Towards Optimal Execution of Density-based Clustering on Heterogeneous Hardware
Proceedings of the 3rd International Workshop on Big Data, Streams and Heterogeneous Source Mining: Algorithms, Systems, Programming Models and Applications, PMLR 36:104-119, 2014.
Data Clustering is an important and highly utilized data mining technique in various application domains. With ever increasing data volumes in the era of big data, the efficient execution of clustering algorithms is a fundamental prerequisite to gain understanding and acquire novel, previously unknown knowledge from data. To establish an efficient execution, the clustering algorithms have to be re-engineered to fully exploit the provided hardware capabilities. Shared-memory multiprocessor systems like graphics processing units (GPUs) provide extremely high parallelism combined with a high bandwidth transfer at low cost. The availability of such computing units increases with upcoming processors, where a common CPU and various computing units, like GPU, are tightly coupled using a unified shared memory hierarchy.

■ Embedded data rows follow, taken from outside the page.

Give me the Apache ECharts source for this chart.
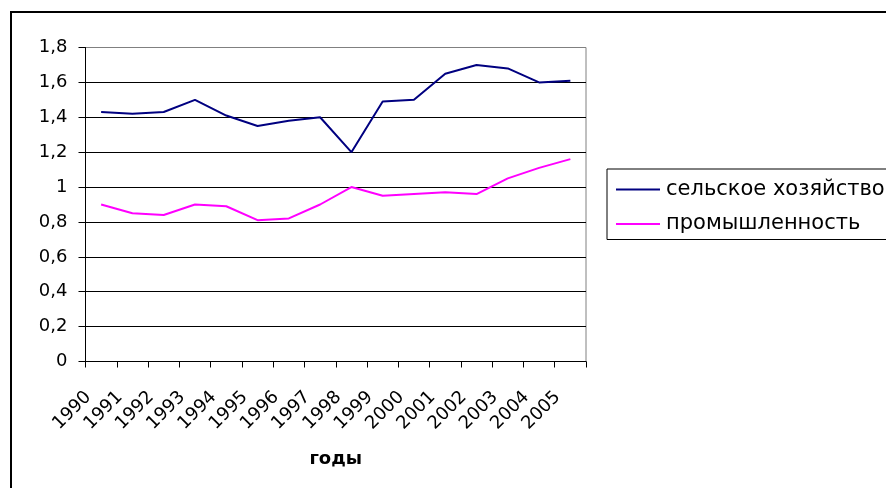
<!DOCTYPE html>
<html>
<head>
<meta charset="utf-8">
<script src="https://cdn.jsdelivr.net/npm/echarts@6/dist/echarts.min.js"></script>
<style>
  html, body { margin: 0; padding: 0; background: #fff; }
  #chart { width: 886px; height: 488px; }
</style>
</head>
<body>
<div id="chart"></div>
<script>
// Сельское хозяйство и промышленность, 1990–2005
const years = ['1990', '1991', '1992', '1993', '1994', '1995', '1996', '1997',
  '1998', '1999', '2000', '2001', '2002', '2003', '2004', '2005'];
const agriculture = [1.43, 1.42, 1.43, 1.50, 1.41, 1.35, 1.38, 1.40,
  1.20, 1.49, 1.50, 1.65, 1.70, 1.68, 1.60, 1.61];
const industry = [0.90, 0.85, 0.84, 0.90, 0.89, 0.81, 0.82, 0.90,
  1.00, 0.95, 0.96, 0.97, 0.96, 1.05, 1.11, 1.16];
const seriesNames = ['сельское хозяйство', 'промышленность'];
const xName = 'годы';

const FONT = 'DejaVu Sans';
const fmtTick = v => String(Math.round(v * 10) / 10).replace('.', ',');

const chart = echarts.init(document.getElementById('chart'), null, { renderer: 'canvas' });
chart.setOption({
  animation: false,
  backgroundColor: '#fff',
  textStyle: { fontFamily: FONT },
  graphic: [{
    type: 'rect', z: 100, silent: true,
    shape: { x: 11, y: 12, width: 1000, height: 1000 },
    style: { fill: 'none', stroke: '#000', lineWidth: 2 },
  }],
  grid: {
    left: 85.5, top: 47.5, right: 300, bottom: 126.5,
    show: true, borderColor: '#808080', borderWidth: 1, backgroundColor: 'transparent',
  },
  legend: {
    orient: 'vertical', left: 607, top: 169,
    padding: [10, 200, 5, 9], itemGap: 13.5,
    itemWidth: 44, itemHeight: 2, icon: 'rect',
    borderColor: '#000', borderWidth: 1,
    textStyle: { fontFamily: FONT, fontSize: 21, color: '#000', lineHeight: 20, padding: [0, 0, 0, 1] },
    data: seriesNames,
  },
  xAxis: {
    type: 'category', data: years, boundaryGap: true,
    name: xName, nameLocation: 'middle', nameGap: 89,
    nameTextStyle: { fontFamily: FONT, fontSize: 18, fontWeight: 'bold', color: '#000' },
    axisLine: { show: true, lineStyle: { color: '#000', width: 1 } },
    axisTick: { show: true, interval: 0, length: 6, lineStyle: { color: '#000', width: 1 } },
    axisLabel: { rotate: 45, interval: 0, margin: 20, padding: [0, 18, 0, 0],
      fontFamily: FONT, fontSize: 18, color: '#000' },
    splitLine: { show: false },
  },
  yAxis: {
    type: 'value', min: 0, max: 1.8, interval: 0.2,
    axisLine: { show: true, lineStyle: { color: '#000', width: 1 } },
    axisTick: { show: true, length: 7, lineStyle: { color: '#000' } },
    axisLabel: { margin: 18, fontFamily: FONT, fontSize: 18, color: '#000', formatter: fmtTick },
    splitLine: { lineStyle: { color: ['#000', '#000', '#000', '#000', '#000',
      '#000', '#000', '#000', '#000', '#808080'], width: 1 } },
  },
  series: [
    { name: seriesNames[0], type: 'line', data: agriculture, symbol: 'none',
      lineStyle: { color: '#000080', width: 2 }, itemStyle: { color: '#000080' } },
    { name: seriesNames[1], type: 'line', data: industry, symbol: 'none',
      lineStyle: { color: '#ff00ff', width: 2 }, itemStyle: { color: '#ff00ff' } },
  ],
});
</script>
</body>
</html>
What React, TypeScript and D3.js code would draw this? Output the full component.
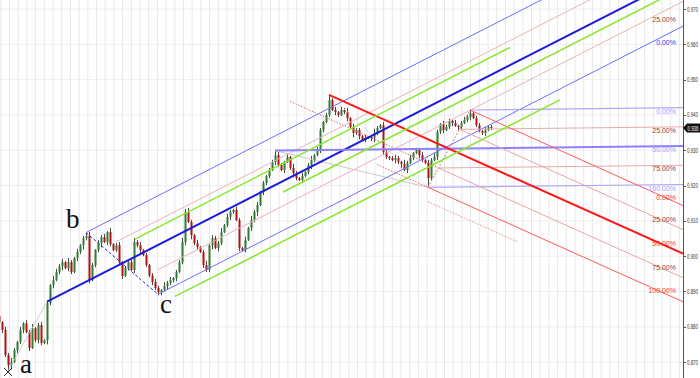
import React from "react";
import * as d3 from "d3";

// ---------- DATA ----------
// closing prices (in 1/10000 units), one per bar
const closesPips: number[] = [
  8813, 8791, 8720, 8691, 8700, 8734, 8757, 8791, 8810, 8785,
  8740, 8796, 8762, 8805, 8754, 8762, 8867, 8918, 8932, 8955,
  8972, 8983, 8966, 8983, 8955, 8995, 9012, 9031, 9051, 9057,
  8932, 8975, 9017, 9037, 9054, 9040, 9068, 9034, 9017, 9031,
  8983, 8944, 8966, 8983, 8961, 9040, 9031, 9017, 9003, 8975,
  8946, 8927, 8910, 8898, 8904, 8915, 8924, 8932, 8938, 8955,
  8983, 9040, 9125, 9097, 9060, 9037, 9026, 9012, 8975, 8961,
  9031, 9051, 9023, 9037, 9068, 9088, 9111, 9125, 9131, 9102,
  9023, 9017, 9046, 9080, 9102, 9125, 9145, 9182, 9207, 9227,
  9244, 9267, 9286, 9258, 9244, 9267, 9281, 9250, 9235, 9221,
  9216, 9227, 9238, 9258, 9272, 9286, 9301, 9357, 9380, 9400,
  9442, 9414, 9408, 9400, 9414, 9408, 9391, 9366, 9349, 9357,
  9340, 9329, 9335, 9337, 9335, 9349, 9363, 9371, 9295, 9281,
  9278, 9272, 9278, 9267, 9261, 9244, 9264, 9278, 9292, 9301,
  9286, 9272, 9264, 9221, 9272, 9281, 9352, 9374, 9357, 9366,
  9383, 9377, 9369, 9366, 9377, 9386, 9394, 9405, 9391, 9371,
  9354, 9349, 9357, 9366, 9363,
];
const firstOpenPips = 8830;
// upper / lower wick lengths per bar, in units of 3/10000
const wickUpRows = [
  "2132421313", "2412312143", "2314213123", "4213231412", "3121342312",
  "1232142312", "2434213124", "1322413213", "2131423121", "2243213142",
  "1312413212", "5231324132", "2131242132", "1232142312", "2313242132",
  "2131232312", "21312",
];
const wickDownRows = [
  "2325413231", "3123214231", "2413213242", "3122413212", "2312132412",
  "2323313223", "1231423132", "2413212321", "3121324132", "2132131242",
  "1312421321", "2132123142", "3121342132", "2132413121", "3219213231",
  "2313212312", "12312",
];
const wickUnit = 0.0003;

const yTicks = [0.87, 0.88, 0.89, 0.9, 0.91, 0.92, 0.93, 0.94, 0.95, 0.96, 0.97];
const lastPriceLabel = "0.936";

// pitchfork pivots (bar index, price)
const pivotA = { i: 3, p: 0.8675 };
const pivotB = { i: 29, p: 0.9067 };
const pivotC = { i: 53, p: 0.8892 };
const redP1 = { i: 110, p: 0.9457 };
const swingLow = { i: 143, p: 0.9195 };
const swingHigh = { i: 157, p: 0.9414 };
const purpleP1 = { i: 92, p: 0.9299 };

const levelValues = [0, 0.25, 0.5, 0.75, 1];
const levelLabels = ["0.00%", "25.00%", "50.00%", "75.00%", "100.00%"];
// extra parallel (green) lines of the blue fork: level, from bar, to bar
const greenLevels = [0.68, 0.39, -0.11];
const greenFrom = [45.3, 94.7, 58.7];
const greenTo = [170.3, 240, 187];

// ---------- LAYOUT ----------
const W = 700;
const H = 378;
const plotRight = 683;
const lastIndex = 228;

type Pt = { i: number; p: number };

function makeFork(origin: Pt, h0: Pt, h1: Pt) {
  const handle = (L: number) => ({ i: h0.i + L * (h1.i - h0.i), p: h0.p + L * (h1.p - h0.p) });
  const mid = handle(0.5);
  const s = (mid.p - origin.p) / (mid.i - origin.i);
  const priceAt = (L: number, i: number) => {
    const h = handle(L);
    return h.p + s * (i - h.i);
  };
  return { handle, mid, s, priceAt, origin };
}

export default function App() {
  const x = d3.scaleLinear().domain([0, lastIndex]).range([-1, plotRight]);
  const y = d3.scaleLinear().domain([0.8655, 0.97255]).range([H, 0]);

  const wUp = wickUpRows.join("");
  const wDn = wickDownRows.join("");
  const candles = closesPips.map((c, i) => {
    const o = i === 0 ? firstOpenPips : closesPips[i - 1];
    const close = c / 10000;
    const open = o / 10000;
    const hi = Math.max(open, close) + (+wUp[i] || 2) * wickUnit;
    const lo = Math.min(open, close) - (+wDn[i] || 2) * wickUnit;
    return { i, open, close, hi, lo };
  });

  const mAB = { i: (pivotA.i + pivotB.i) / 2, p: (pivotA.p + pivotB.p) / 2 };
  const blue = makeFork(mAB, pivotC, pivotB);
  const red = makeFork(redP1, swingHigh, swingLow);
  const purple = makeFork(purpleP1, swingHigh, swingLow);

  const line = d3.line<[number, number]>().x((d) => x(d[0])).y((d) => y(d[1]));

  const seg = (f: ReturnType<typeof makeFork>, L: number, from: number, to: number) =>
    line([
      [from, f.priceAt(L, from)],
      [to, f.priceAt(L, to)],
    ]) as string;

  type Style = { stroke: string; width: number; labelColor: string };
  const forkLines = (
    f: ReturnType<typeof makeFork>,
    styles: Style[],
    starts?: (number | null)[]
  ) =>
    levelValues.map((L, k) => {
      const from = L === 0.5 ? f.origin.i : starts && starts[k] != null ? (starts[k] as number) : f.handle(L).i;
      return { L, k, from, d: seg(f, L, from, lastIndex), st: styles[k] };
    });

  const blueStyles: Style[] = [
    { stroke: "#6f6fff", width: 1, labelColor: "#3535ff" },
    { stroke: "#e8b4b4", width: 1, labelColor: "#a03a3a" },
    { stroke: "#1c1cd8", width: 2, labelColor: "#1c1cd8" },
    { stroke: "#e8b4b4", width: 1, labelColor: "#a03a3a" },
    { stroke: "#6f6fff", width: 1, labelColor: "#3535ff" },
  ];
  const redStyles: Style[] = [
    { stroke: "#ff5a5a", width: 1, labelColor: "#ff3030" },
    { stroke: "#e6a6a6", width: 1, labelColor: "#a03a3a" },
    { stroke: "#ff1818", width: 2, labelColor: "#ff3030" },
    { stroke: "#e6a6a6", width: 1, labelColor: "#a03a3a" },
    { stroke: "#ff5a5a", width: 1, labelColor: "#ff3030" },
  ];
  const purpleStyles: Style[] = [
    { stroke: "#b0a6ff", width: 1.2, labelColor: "#a89eff" },
    { stroke: "#e6abab", width: 1, labelColor: "#a03a3a" },
    { stroke: "#8e80ff", width: 2, labelColor: "#a89eff" },
    { stroke: "#e6abab", width: 1, labelColor: "#a03a3a" },
    { stroke: "#b0a6ff", width: 1.2, labelColor: "#a89eff" },
  ];

  const blueL = forkLines(blue, blueStyles, [null, 53, null, 39, null]);
  const redL = forkLines(red, redStyles);
  const purpleL = forkLines(purple, purpleStyles);

  const labelFor = (f: ReturnType<typeof makeFork>, L: number, text: string, color: string, key: string) => {
    const right = 676;
    const left = right - text.length * 3.7;
    const ly = y(f.priceAt(L, x.invert(left)));
    if (ly < 3 || ly > H - 8) return null;
    return (
      <text key={key} x={right} y={ly + 1} textAnchor="end" dominantBaseline="hanging" fontSize={7} fill={color} fontFamily="Liberation Sans, Arial, sans-serif">
        {text}
      </text>
    );
  };

  const vGrid = d3.range(0.6, lastIndex, 2.9);
  const lastClose = candles[candles.length - 1].close;
  const tagY = y(lastClose);

  const serif = "Liberation Serif, 'Times New Roman', DejaVu Serif, serif";

  return (
    <div style={{ position: "absolute", left: 0, top: 0 }}>
      <svg width={W} height={H} style={{ display: "block", background: "#fff" }}>
        <defs>
          <clipPath id="plot">
            <rect x={0} y={0} width={plotRight} height={H} />
          </clipPath>
        </defs>
        <rect x={0} y={0} width={W} height={H} fill="#fff" />
        {/* grid */}
        <g>
          {vGrid.map((g, k) => (
            <line key={k} x1={x(g)} x2={x(g)} y1={0} y2={H} stroke="#e8e8e8" strokeWidth={1} />
          ))}
          {yTicks.map((t) => (
            <line key={t} x1={0} x2={plotRight} y1={y(t)} y2={y(t)} stroke="#eeeeee" strokeWidth={1} />
          ))}
        </g>
        <g clipPath="url(#plot)">
          {/* candles */}
          {candles.map((c) => {
            const cx = Math.round(x(c.i)) + 0.5;
            const up = c.close >= c.open;
            const top = y(Math.max(c.open, c.close));
            const bot = y(Math.min(c.open, c.close));
            return (
              <g key={c.i}>
                <line x1={cx} x2={cx} y1={y(c.hi)} y2={y(c.lo)} stroke="#4a4a4a" strokeWidth={1} />
                <rect x={cx - 1} y={top} width={2} height={Math.max(1, bot - top)} fill={up ? "#2f7d32" : "#b01212"} />
              </g>
            );
          })}

          {/* blue fork handles */}
          <path d={line([[pivotA.i, pivotA.p], [mAB.i, mAB.p]]) as string} stroke="#c4c4c4" strokeWidth={0.8} fill="none" />
          <path d={line([[pivotB.i, pivotB.p], [pivotC.i, pivotC.p]]) as string} stroke="#2a2ad8" strokeWidth={1} strokeDasharray="3,2" fill="none" />
          {/* purple / red handles */}
          <path d={line([[purpleP1.i, purpleP1.p], [swingLow.i, swingLow.p]]) as string} stroke="#bdbdbd" strokeWidth={0.8} fill="none" />
          <path d={line([[redP1.i, redP1.p], [swingLow.i, swingLow.p]]) as string} stroke="#cfcfcf" strokeWidth={0.8} strokeDasharray="2,2" fill="none" />
          <path d={line([[swingLow.i, swingLow.p], [swingHigh.i, swingHigh.p]]) as string} stroke="#e07a7a" strokeWidth={1} strokeDasharray="2,1.5" fill="none" />

          {/* red dotted back extensions */}
          <path d={seg(red, 0.75, 97, red.handle(0.75).i)} stroke="#e26a6a" strokeWidth={1} strokeDasharray="1.5,1.5" fill="none" />
          <path d={seg(red, 1, 126, swingLow.i)} stroke="#e26a6a" strokeWidth={1} strokeDasharray="1.5,1.5" fill="none" />
          <path d={seg(red, 1.15, swingLow.i, 173)} stroke="#e88a8a" strokeWidth={1} strokeDasharray="1.5,1.5" fill="none" />

          {/* fork lines */}
          {[...blueL, ...purpleL, ...redL].map((l, k) => (
            <path key={k} d={l.d} stroke={l.st.stroke} strokeWidth={l.st.width} fill="none" />
          ))}
          {greenLevels.map((L, k) => (
            <path key={"g" + k} d={seg(blue, L, greenFrom[k], greenTo[k])} stroke="#86e82c" strokeWidth={1.5} fill="none" />
          ))}

          {/* X marker at a */}
          <path
            d={`M${x(pivotA.i) - 4},${y(pivotA.p) - 3}L${x(pivotA.i) + 4},${y(pivotA.p) + 5}M${x(pivotA.i) + 4},${y(pivotA.p) - 3}L${x(pivotA.i) - 4},${y(pivotA.p) + 5}`}
            stroke="#222"
            strokeWidth={1}
            fill="none"
          />
        </g>

        {/* level labels */}
        {blueL.map((l) => labelFor(blue, l.L, levelLabels[l.k], l.st.labelColor, "bl" + l.k))}
        {purpleL.map((l) => labelFor(purple, l.L, levelLabels[l.k], l.st.labelColor, "pl" + l.k))}
        {redL.map((l) => labelFor(red, l.L, levelLabels[l.k], l.st.labelColor, "rl" + l.k))}

        {/* wave letters */}
        <text x={x(pivotA.i) + 12} y={y(pivotA.p) + 2} fontFamily={serif} fontSize={27} fill="#111">a</text>
        <text x={x(pivotB.i) - 20} y={y(pivotB.p) - 5} fontFamily={serif} fontSize={27} fill="#111">b</text>
        <text x={x(pivotC.i) + 2} y={y(pivotC.p) + 19} fontFamily={serif} fontSize={27} fill="#111">c</text>

        {/* right axis */}
        <line x1={plotRight + 0.5} x2={plotRight + 0.5} y1={0} y2={H} stroke="#555" strokeWidth={1} />
        {yTicks.map((t) => (
          <g key={"t" + t}>
            <line x1={plotRight} x2={plotRight + 3} y1={Math.round(y(t)) + 0.5} y2={Math.round(y(t)) + 0.5} stroke="#555" />
            <text x={plotRight + 4} y={y(t)} dominantBaseline="central" fontSize={6.5} textLength={11} lengthAdjust="spacingAndGlyphs" fill="#333" fontFamily="Liberation Sans, Arial, sans-serif">
              {d3.format(".3f")(t)}
            </text>
          </g>
        ))}
        <path
          d={`M${plotRight},${tagY}L${plotRight + 4},${tagY - 4.5}L${W},${tagY - 4.5}L${W},${tagY + 4.5}L${plotRight + 4},${tagY + 4.5}Z`}
          fill="#111"
        />
        <text x={plotRight + 4.5} y={tagY} dominantBaseline="central" fontSize={6.5} textLength={11} lengthAdjust="spacingAndGlyphs" fill="#fff" fontFamily="Liberation Sans, Arial, sans-serif">
          {lastPriceLabel}
        </text>
      </svg>
    </div>
  );
}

In this paper, we consider density-based clustering for such heterogeneous systems. In particular, we optimize the configuration of CUDA-DClust – a density-based clustering algorithm for GPUs – and show that our configuration approach enables an efficient and deterministic execution. Our configuration approach is based on data as well as hardware properties, so that we are able to adjust the algorithm execution in both directions. In our evaluation, we show the applicability of our approach and present open challenges which have to be solved next.